Alien: Resurrection was so weird and discontinuous that I don't really want to discuss it here, but yes, it definitely deals with some motherhood issues. I'll say it again: issues.
I think, based on some of these observations, we can make some connections between Nintendo's characters and feminism at large. We discussed Zelda in the previous post, pointing out that she retains her femininity and "wisdom"-bearing role, even as she becomes a stronger, more confrontational character. In this role, she is the Feminine Mystique, the woman struggling to negotiate power while respecting her feminine identity. In Zelda, femaleness is interrogated and politicized, but it remains feminine at the core.

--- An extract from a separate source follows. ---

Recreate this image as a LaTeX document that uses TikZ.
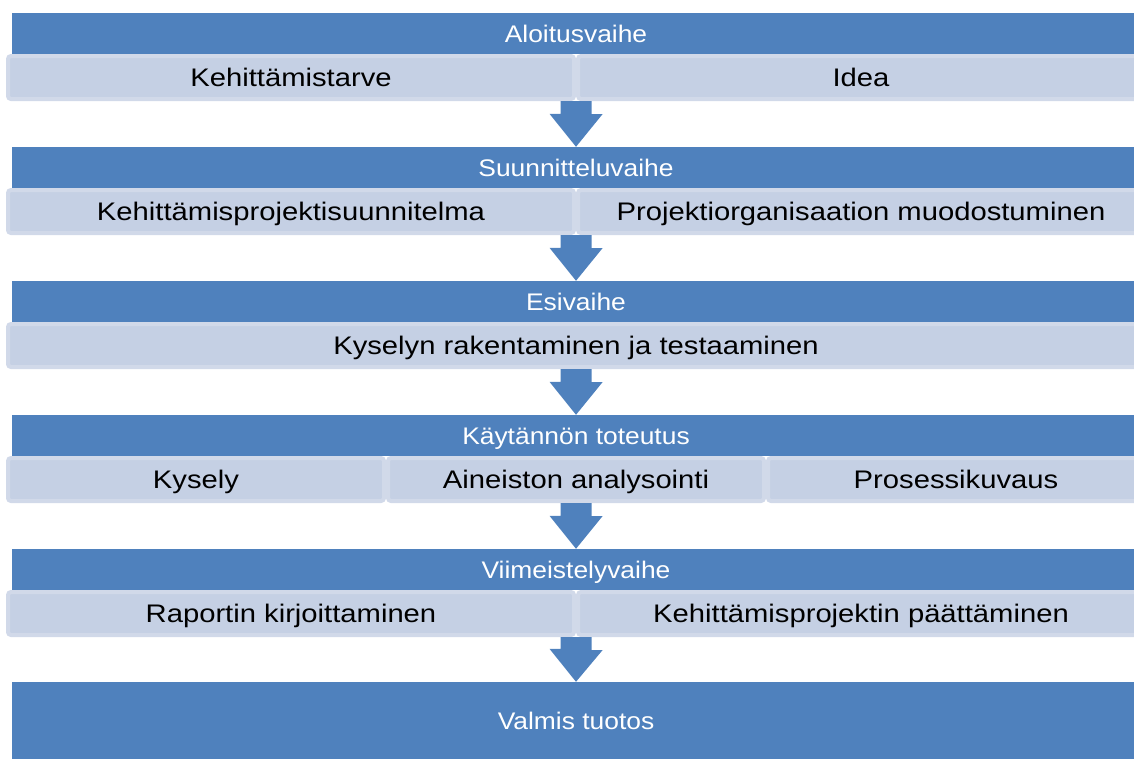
\documentclass[tikz,border=0pt]{standalone}
\usepackage{fontspec}
\setmainfont{Liberation Sans}
\usetikzlibrary{calc}

\definecolor{phaseblue}{HTML}{4F81BD}
\definecolor{cellfill}{HTML}{C5D0E4}
\definecolor{cellrim}{HTML}{D1D9E9}

\newcommand{\hdrtext}[1]{\scalebox{1.1}[1]{#1}}
\newcommand{\celltext}[1]{\scalebox{1.15}[1]{#1}}

\tikzset{
  phase/.style={rectangle, fill=phaseblue, inner sep=0pt, minimum width=1128pt,
    minimum height=41pt, text=white, font=\fontsize{24}{24}\selectfont,
    text height=19pt, text depth=2pt},
  cell/.style={rectangle, rounded corners=3pt, fill=cellfill, draw=cellrim, line width=4pt,
    inner sep=0pt, minimum height=43pt, text=black, font=\fontsize{25.4}{25.4}\selectfont,
    text height=20pt, text depth=2.4pt},
  half/.style={cell, minimum width=566pt},
  third/.style={cell, minimum width=376pt},
  whole/.style={cell, minimum width=1136pt},
  flowarrow/.style={fill=phaseblue, draw=none},
}

\begin{document}
\begin{tikzpicture}[x=1pt, y=-1pt]
\useasboundingbox (0,0) rectangle (1134,758);
\clip (0,0) rectangle (1134,758);

% Phase 1
\node[phase] (h1) at (576,33.5) {\hdrtext{Aloitusvaihe}};
\node[half] (c11) at (291,77.5) {\celltext{Kehittämistarve}};
\node[half] (c12) at (861,77.5) {\celltext{Idea}};

% Phase 2
\node[phase] (h2) at (576,167.5) {\hdrtext{Suunnitteluvaihe}};
\node[half] (c21) at (291,211.5) {\celltext{Kehittämisprojektisuunnitelma}};
\node[half] (c22) at (861,211.5) {\celltext{Projektiorganisaation muodostuminen}};

% Phase 3
\node[phase] (h3) at (576,301.5) {\hdrtext{Esivaihe}};
\node[whole] (c31) at (576,345.5) {\celltext{Kyselyn rakentaminen ja testaaminen}};

% Phase 4
\node[phase] (h4) at (576,435.5) {\hdrtext{Käytännön toteutus}};
\node[third] (c41) at (196,479.5) {\celltext{Kysely}};
\node[third] (c42) at (576,479.5) {\celltext{Aineiston analysointi}};
\node[third] (c43) at (956,479.5) {\celltext{Prosessikuvaus}};

% Phase 5
\node[phase] (h5) at (576,569.5) {\hdrtext{Viimeistelyvaihe}};
\node[half] (c51) at (291,613.5) {\celltext{Raportin kirjoittaminen}};
\node[half] (c52) at (861,613.5) {\celltext{Kehittämisprojektin päättäminen}};

% Result
\node[phase, minimum height=78pt] (h6) at (576,721) {\hdrtext{Valmis tuotos}};

% Block arrows between phases
\foreach \a/\b in {h1/h2, h2/h3, h3/h4, h4/h5, h5/h6} {
  \path[flowarrow] ($(\a.south)+(-15.5,47)$) -- ++(31,0) -- ++(0,13) -- ++(11,0)
    -- (\b.north) -- ($(\b.north)+(-26.5,-33)$) -- ++(11,0) -- cycle;
}
\end{tikzpicture}
\end{document}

Samus Aran is different. Samus has kept the sex, but she's discarded the gender... a female who isn't feminine, even as she's chased around by specters of motherhood. In terms of feminist theory, she's the Cyborg Manifesto, the tract by Donna Haraway that advocates for the complete collapse and reconstruction of gender identity. The femininity that remains in play with Zelda is rendered meaningless in Samus, because she chooses to take on a man's role... and if her technology allows her to do that, what it is that makes it a man's role any more? In Samus's world, and perhaps in our own future, masculinity and femininity are mixed in such a stew that it doesn't make much sense to set them apart any more.
There are levels of meaning to video games that belie the youth and charisma of the medium, and they make it a prospect for a new great social forum. By bringing these issues to light, I work toward the critical goal of justifying twelve straight hours on my goddamn couch.